▶ **WHAT YOU NEED TO DO**: Set down, exactly as written, the lines from the top of the data to the line that holds "VMAX_RIGHT = 0.28", and omit the pictures.

▶ **GIVEN INFORMATION**:

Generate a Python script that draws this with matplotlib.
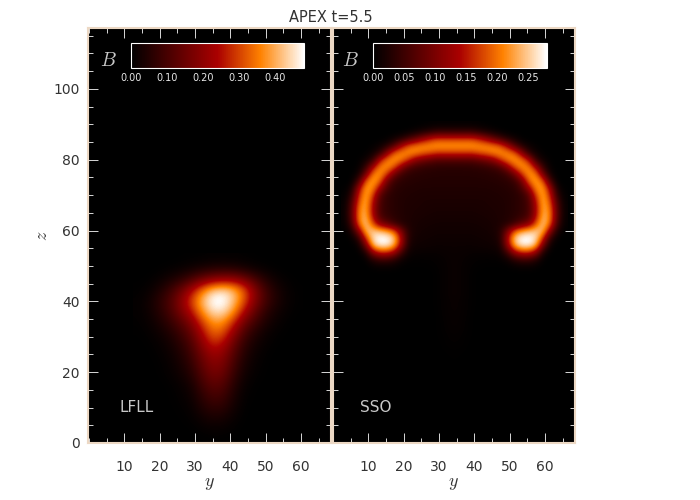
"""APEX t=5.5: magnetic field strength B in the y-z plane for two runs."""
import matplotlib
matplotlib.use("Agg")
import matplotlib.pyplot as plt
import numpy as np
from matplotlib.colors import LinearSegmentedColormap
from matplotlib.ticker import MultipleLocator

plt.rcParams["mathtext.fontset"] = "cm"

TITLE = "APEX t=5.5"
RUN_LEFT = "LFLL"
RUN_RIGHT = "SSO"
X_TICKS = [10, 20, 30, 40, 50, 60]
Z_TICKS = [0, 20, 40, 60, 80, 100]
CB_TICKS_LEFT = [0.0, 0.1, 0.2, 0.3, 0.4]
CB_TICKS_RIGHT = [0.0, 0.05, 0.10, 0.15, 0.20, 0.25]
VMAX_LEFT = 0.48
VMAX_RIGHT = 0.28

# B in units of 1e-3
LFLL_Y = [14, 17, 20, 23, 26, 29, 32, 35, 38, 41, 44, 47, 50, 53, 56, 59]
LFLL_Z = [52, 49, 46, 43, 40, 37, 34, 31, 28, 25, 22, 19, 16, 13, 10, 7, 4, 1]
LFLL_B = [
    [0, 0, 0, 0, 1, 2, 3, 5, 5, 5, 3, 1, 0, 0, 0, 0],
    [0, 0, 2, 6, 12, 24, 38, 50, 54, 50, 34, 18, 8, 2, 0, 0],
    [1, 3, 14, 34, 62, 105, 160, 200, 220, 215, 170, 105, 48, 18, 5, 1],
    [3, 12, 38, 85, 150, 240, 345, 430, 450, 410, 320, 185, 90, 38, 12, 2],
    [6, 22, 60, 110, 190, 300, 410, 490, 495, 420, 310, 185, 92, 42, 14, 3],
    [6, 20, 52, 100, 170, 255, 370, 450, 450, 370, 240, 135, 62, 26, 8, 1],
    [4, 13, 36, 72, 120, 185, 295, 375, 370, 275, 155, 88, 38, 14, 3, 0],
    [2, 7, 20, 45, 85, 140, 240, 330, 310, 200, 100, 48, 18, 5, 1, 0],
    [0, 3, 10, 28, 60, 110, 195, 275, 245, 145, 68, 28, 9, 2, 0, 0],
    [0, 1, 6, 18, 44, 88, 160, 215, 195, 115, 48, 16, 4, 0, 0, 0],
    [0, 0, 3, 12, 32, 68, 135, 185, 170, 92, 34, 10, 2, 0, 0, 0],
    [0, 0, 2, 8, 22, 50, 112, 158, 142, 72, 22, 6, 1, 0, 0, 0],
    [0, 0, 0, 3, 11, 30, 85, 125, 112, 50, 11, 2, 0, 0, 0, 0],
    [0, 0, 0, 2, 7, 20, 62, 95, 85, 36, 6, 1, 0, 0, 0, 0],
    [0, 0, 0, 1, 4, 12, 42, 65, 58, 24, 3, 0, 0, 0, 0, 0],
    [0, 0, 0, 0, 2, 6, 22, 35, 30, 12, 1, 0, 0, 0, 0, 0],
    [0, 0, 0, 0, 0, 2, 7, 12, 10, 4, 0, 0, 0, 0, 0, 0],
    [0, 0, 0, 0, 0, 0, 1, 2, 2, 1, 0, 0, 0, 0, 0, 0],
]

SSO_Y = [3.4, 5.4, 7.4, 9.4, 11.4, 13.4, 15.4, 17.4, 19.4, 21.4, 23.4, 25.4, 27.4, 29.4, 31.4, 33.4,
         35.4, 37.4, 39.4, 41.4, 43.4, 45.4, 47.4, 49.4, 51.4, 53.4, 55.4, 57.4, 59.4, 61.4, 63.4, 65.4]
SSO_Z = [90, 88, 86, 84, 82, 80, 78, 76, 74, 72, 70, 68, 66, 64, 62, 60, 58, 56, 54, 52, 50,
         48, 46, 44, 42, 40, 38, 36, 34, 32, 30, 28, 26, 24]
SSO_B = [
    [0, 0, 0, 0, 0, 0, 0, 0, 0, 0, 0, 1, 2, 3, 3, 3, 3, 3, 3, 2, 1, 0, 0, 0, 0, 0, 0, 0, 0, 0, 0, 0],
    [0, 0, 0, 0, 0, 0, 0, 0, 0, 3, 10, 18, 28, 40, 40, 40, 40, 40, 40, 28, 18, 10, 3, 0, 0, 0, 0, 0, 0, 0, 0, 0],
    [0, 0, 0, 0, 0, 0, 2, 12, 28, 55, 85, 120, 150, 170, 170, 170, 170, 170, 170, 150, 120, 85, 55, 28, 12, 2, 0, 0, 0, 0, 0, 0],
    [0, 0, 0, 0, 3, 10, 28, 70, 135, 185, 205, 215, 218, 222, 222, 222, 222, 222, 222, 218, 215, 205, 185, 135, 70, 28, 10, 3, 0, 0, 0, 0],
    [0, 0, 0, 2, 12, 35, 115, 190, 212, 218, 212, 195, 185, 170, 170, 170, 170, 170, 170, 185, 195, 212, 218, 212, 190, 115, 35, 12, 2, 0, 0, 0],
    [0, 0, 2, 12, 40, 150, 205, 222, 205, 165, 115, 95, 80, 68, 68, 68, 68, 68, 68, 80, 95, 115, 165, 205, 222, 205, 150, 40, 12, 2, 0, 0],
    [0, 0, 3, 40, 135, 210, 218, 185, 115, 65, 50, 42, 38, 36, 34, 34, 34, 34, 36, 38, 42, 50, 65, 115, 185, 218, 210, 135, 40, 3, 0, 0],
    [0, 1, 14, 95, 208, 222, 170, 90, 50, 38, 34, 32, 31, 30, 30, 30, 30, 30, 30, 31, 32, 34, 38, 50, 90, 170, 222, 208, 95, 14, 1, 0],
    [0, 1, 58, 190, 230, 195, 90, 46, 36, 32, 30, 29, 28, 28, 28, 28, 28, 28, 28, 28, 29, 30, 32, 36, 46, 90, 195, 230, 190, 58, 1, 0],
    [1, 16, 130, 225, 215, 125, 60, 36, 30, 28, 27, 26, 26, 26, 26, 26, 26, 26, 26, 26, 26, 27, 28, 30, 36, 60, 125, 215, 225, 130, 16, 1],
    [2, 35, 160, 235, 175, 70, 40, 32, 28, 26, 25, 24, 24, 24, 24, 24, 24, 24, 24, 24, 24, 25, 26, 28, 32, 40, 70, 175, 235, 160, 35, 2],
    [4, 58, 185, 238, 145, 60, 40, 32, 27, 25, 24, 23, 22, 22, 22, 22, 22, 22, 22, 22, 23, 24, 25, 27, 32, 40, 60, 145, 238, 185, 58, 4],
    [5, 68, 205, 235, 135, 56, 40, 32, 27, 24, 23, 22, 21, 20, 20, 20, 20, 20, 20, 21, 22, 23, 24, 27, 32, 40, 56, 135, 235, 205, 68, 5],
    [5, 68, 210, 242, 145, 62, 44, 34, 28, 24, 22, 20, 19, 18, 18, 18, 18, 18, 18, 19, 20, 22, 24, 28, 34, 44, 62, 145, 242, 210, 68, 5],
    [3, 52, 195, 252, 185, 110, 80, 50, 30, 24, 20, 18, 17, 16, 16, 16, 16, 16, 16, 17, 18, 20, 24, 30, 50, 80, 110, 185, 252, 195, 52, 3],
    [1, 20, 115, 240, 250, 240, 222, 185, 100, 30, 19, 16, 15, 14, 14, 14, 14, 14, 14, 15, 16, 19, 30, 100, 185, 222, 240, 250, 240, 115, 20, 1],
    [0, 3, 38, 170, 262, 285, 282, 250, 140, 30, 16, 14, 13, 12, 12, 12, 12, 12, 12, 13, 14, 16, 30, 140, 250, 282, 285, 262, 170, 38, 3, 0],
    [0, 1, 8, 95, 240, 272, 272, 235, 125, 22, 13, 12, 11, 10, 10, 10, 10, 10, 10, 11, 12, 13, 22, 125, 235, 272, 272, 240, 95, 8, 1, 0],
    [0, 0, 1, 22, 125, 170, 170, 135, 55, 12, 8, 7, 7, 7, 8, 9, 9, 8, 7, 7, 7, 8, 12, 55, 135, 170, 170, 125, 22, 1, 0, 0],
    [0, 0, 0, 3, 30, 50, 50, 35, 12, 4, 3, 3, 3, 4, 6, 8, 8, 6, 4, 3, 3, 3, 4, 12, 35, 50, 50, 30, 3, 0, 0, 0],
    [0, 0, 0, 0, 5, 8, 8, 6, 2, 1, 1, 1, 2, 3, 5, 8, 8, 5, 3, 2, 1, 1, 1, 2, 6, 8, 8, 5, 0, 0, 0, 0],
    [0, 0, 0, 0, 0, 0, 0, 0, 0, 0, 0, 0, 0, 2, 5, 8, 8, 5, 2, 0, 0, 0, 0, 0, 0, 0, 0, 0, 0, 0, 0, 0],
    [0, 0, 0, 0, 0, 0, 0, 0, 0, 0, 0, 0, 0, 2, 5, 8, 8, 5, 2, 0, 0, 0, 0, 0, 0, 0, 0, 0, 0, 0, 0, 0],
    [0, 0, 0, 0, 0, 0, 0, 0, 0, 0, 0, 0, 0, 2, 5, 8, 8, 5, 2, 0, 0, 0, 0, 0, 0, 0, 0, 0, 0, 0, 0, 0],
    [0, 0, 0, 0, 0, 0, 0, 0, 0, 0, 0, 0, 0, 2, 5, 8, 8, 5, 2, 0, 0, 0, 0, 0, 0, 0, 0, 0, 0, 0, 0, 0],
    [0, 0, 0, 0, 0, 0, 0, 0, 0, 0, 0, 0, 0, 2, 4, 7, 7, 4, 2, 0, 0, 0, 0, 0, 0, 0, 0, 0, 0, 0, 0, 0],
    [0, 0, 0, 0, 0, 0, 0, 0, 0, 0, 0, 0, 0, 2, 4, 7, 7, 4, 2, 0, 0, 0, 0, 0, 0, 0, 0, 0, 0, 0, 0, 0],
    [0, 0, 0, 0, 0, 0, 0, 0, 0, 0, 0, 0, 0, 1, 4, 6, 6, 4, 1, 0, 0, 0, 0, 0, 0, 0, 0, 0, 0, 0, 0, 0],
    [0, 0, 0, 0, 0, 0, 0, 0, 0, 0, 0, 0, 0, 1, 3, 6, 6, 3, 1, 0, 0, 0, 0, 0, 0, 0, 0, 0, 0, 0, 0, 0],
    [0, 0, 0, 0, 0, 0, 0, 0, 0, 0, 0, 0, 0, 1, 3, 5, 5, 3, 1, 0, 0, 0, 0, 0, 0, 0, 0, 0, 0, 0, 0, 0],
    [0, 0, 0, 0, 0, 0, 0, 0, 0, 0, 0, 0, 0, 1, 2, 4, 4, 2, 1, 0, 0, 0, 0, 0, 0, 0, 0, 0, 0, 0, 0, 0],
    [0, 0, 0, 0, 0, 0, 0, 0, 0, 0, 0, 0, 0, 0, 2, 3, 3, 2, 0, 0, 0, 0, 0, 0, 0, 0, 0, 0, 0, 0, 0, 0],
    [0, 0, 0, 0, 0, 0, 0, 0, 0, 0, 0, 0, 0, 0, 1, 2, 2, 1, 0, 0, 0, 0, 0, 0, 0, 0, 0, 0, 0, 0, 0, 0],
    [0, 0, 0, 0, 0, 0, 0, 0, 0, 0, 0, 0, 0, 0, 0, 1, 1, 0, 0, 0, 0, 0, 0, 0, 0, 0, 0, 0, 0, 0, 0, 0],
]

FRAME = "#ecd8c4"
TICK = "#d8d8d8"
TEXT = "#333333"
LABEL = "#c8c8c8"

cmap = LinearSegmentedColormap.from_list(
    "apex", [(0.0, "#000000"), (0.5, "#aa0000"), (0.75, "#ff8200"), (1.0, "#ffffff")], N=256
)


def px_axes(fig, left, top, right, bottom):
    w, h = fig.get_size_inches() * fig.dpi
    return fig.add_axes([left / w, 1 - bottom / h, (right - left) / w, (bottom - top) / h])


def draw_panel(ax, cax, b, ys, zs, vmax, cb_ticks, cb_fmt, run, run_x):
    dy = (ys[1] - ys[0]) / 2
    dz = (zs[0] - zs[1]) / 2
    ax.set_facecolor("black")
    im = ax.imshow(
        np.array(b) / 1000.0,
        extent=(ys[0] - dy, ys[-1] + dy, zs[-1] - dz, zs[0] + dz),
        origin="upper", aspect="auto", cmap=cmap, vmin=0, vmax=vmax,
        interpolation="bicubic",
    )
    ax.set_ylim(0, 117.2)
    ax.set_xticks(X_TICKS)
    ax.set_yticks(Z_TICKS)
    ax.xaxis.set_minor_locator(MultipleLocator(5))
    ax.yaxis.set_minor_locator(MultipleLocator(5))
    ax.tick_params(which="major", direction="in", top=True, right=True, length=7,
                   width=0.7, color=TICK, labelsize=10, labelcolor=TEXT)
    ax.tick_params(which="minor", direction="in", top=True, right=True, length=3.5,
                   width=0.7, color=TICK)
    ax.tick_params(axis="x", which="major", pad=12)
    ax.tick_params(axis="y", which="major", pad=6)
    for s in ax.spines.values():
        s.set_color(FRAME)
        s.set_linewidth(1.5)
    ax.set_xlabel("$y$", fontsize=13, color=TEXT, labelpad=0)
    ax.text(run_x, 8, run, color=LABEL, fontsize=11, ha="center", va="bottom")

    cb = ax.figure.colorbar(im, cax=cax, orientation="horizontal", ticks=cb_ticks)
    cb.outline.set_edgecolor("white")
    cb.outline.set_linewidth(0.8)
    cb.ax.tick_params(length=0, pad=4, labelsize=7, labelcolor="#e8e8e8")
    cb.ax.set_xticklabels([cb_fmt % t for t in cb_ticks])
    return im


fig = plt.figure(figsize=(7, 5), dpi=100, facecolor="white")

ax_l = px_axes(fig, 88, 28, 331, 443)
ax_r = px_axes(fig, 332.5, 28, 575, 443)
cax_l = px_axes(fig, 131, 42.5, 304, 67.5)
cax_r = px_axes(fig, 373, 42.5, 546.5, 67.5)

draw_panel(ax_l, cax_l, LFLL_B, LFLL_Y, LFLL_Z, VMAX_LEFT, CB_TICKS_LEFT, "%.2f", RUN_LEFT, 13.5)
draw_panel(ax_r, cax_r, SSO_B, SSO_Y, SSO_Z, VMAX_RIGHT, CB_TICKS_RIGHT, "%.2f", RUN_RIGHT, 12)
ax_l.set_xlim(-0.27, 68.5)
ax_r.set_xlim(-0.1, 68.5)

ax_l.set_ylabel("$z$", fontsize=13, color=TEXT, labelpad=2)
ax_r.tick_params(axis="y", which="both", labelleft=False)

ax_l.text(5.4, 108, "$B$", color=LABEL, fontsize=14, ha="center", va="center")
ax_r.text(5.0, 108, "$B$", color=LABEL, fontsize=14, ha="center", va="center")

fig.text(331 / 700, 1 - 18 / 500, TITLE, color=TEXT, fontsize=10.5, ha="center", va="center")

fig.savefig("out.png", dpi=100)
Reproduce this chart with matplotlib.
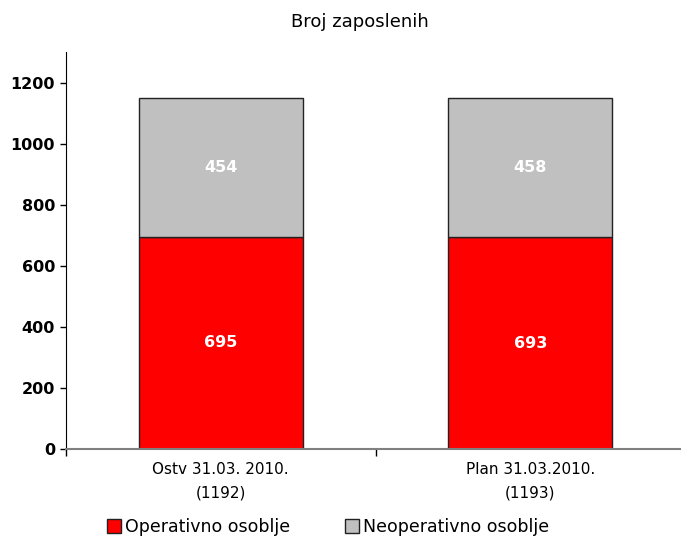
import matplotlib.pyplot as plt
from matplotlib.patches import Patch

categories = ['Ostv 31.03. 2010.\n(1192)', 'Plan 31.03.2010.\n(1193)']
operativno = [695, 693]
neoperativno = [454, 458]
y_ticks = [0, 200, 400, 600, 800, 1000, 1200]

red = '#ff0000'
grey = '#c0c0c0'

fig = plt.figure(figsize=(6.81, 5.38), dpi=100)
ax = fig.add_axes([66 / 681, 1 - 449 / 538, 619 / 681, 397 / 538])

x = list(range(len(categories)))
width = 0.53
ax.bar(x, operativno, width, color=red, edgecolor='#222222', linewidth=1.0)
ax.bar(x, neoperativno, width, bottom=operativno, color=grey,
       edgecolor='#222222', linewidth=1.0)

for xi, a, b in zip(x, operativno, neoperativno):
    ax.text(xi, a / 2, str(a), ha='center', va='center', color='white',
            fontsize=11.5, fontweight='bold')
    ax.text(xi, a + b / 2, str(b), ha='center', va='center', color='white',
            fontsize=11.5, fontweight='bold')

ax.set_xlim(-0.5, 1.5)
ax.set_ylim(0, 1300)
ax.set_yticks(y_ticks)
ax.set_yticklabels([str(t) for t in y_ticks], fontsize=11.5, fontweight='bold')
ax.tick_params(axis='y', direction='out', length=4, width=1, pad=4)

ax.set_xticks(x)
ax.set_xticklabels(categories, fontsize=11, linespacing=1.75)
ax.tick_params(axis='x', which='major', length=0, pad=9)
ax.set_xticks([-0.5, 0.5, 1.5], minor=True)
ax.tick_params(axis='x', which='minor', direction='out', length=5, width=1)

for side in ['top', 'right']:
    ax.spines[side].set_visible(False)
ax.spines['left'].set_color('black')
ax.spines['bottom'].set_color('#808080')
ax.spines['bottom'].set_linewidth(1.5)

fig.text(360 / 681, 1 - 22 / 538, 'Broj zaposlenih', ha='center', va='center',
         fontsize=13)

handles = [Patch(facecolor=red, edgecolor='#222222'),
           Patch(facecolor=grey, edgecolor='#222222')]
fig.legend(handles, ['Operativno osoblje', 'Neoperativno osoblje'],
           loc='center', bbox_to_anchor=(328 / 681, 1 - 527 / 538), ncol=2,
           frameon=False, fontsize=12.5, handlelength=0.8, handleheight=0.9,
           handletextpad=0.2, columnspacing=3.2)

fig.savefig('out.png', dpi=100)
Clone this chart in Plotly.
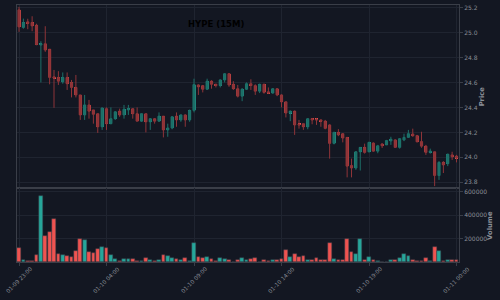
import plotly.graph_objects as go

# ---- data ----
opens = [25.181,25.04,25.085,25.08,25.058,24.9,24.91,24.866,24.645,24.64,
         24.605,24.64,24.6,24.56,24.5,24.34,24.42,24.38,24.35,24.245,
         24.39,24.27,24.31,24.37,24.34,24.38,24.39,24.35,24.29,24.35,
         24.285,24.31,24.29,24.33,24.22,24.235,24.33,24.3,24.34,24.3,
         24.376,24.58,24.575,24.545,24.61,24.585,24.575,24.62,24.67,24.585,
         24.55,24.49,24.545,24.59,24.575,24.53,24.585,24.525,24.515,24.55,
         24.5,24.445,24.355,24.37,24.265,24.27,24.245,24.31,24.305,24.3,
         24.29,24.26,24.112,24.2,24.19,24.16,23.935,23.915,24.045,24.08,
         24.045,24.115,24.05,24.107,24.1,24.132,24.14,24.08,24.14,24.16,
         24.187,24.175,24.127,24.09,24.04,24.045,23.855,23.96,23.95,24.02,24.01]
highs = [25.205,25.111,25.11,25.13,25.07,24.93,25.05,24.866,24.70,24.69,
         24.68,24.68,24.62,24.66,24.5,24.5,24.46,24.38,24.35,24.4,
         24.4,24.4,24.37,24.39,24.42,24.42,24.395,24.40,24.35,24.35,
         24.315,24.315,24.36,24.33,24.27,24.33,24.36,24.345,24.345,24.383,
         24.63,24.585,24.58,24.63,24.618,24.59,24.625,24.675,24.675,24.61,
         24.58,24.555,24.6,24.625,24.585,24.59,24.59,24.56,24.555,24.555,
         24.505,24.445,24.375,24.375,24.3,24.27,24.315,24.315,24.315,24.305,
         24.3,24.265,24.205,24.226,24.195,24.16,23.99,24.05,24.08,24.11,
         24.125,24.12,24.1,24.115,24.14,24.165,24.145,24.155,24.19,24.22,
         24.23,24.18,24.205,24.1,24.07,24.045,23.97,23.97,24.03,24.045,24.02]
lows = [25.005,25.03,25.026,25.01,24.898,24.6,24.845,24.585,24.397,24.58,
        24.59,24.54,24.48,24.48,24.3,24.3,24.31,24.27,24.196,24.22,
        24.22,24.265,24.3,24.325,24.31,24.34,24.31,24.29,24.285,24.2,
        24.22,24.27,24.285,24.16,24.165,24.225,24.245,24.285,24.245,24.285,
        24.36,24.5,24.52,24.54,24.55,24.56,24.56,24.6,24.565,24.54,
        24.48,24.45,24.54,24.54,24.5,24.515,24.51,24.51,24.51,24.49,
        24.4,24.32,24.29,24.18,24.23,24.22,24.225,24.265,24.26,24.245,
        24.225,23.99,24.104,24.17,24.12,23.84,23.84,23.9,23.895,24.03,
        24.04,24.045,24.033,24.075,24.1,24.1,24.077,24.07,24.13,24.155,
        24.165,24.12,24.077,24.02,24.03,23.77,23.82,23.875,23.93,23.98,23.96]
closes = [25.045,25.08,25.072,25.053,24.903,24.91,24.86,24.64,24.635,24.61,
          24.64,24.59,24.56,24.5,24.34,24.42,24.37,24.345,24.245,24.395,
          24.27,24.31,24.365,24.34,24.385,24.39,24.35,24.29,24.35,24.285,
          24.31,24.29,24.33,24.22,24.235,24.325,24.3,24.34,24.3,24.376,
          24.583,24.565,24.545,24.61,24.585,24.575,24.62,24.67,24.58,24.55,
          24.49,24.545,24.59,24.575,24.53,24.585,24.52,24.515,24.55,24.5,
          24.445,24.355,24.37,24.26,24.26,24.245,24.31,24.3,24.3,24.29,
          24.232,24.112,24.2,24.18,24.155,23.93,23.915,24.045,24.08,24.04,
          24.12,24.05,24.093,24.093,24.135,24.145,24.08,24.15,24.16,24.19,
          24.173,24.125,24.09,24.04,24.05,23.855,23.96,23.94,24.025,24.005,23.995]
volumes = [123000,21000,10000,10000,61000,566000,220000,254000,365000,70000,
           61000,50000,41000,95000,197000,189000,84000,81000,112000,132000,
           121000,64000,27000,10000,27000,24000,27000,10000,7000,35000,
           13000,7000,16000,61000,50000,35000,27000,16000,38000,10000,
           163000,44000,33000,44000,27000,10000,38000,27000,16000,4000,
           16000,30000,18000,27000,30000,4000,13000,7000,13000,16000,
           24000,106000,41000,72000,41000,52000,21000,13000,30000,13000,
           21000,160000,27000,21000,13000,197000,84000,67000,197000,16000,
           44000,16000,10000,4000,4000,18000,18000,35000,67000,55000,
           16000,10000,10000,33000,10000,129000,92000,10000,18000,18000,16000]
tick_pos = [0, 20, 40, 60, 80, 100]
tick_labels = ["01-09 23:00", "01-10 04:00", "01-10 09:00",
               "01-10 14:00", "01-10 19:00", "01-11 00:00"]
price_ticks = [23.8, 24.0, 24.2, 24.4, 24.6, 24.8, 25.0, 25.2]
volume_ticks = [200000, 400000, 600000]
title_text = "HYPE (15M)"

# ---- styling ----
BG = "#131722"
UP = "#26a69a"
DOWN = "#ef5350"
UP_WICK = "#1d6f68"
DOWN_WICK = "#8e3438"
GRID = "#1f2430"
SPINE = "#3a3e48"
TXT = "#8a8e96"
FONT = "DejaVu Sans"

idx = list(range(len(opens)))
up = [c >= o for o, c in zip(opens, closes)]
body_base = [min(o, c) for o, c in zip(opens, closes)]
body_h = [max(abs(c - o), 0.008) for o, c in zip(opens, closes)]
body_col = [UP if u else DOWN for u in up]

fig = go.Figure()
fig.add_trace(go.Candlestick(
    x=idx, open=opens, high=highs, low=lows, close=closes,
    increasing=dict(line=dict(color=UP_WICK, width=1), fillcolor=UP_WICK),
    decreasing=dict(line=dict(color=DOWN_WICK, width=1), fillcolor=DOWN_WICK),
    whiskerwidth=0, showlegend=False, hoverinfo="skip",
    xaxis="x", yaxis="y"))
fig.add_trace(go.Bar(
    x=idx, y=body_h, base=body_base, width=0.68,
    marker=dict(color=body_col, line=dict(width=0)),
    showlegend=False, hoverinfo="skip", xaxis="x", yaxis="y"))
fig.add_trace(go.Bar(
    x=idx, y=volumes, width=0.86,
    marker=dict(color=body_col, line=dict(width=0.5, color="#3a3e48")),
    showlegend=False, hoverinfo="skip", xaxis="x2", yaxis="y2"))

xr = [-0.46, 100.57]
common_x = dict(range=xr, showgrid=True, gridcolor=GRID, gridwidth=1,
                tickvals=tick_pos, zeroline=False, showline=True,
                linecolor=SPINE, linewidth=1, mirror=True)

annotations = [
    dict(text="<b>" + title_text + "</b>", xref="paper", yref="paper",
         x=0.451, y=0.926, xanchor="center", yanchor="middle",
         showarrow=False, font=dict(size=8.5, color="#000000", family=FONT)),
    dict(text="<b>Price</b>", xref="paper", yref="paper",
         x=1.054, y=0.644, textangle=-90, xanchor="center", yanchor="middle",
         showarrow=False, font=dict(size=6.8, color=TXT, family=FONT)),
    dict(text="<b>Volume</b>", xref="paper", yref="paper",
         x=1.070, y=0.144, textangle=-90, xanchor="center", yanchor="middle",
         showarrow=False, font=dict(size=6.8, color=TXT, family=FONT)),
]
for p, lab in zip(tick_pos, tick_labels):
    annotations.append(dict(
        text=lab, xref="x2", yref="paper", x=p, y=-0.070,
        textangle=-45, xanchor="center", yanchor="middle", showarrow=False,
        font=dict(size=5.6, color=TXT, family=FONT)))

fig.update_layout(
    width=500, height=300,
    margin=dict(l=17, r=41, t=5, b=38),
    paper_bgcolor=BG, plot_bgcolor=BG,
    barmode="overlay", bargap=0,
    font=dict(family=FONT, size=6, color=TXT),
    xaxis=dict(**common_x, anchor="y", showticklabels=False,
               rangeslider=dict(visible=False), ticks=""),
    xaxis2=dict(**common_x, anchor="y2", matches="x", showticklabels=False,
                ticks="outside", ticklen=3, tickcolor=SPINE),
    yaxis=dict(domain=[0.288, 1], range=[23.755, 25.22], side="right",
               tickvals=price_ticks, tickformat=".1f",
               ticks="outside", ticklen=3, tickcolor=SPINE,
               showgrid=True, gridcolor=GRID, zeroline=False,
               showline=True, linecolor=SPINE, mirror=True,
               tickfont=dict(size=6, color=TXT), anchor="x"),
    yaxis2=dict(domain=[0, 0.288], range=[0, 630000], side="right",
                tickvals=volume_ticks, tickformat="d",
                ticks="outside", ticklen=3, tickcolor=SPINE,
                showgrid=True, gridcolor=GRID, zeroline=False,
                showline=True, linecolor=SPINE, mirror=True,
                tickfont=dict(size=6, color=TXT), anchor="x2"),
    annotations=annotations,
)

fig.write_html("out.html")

▶ **REPLY TO THE TASK**:
Generate a Python script that draws this with matplotlib.
"""APEX t=5.5: magnetic field strength B in the y-z plane for two runs."""
import matplotlib
matplotlib.use("Agg")
import matplotlib.pyplot as plt
import numpy as np
from matplotlib.colors import LinearSegmentedColormap
from matplotlib.ticker import MultipleLocator

plt.rcParams["mathtext.fontset"] = "cm"

TITLE = "APEX t=5.5"
RUN_LEFT = "LFLL"
RUN_RIGHT = "SSO"
X_TICKS = [10, 20, 30, 40, 50, 60]
Z_TICKS = [0, 20, 40, 60, 80, 100]
CB_TICKS_LEFT = [0.0, 0.1, 0.2, 0.3, 0.4]
CB_TICKS_RIGHT = [0.0, 0.05, 0.10, 0.15, 0.20, 0.25]
VMAX_LEFT = 0.48
VMAX_RIGHT = 0.28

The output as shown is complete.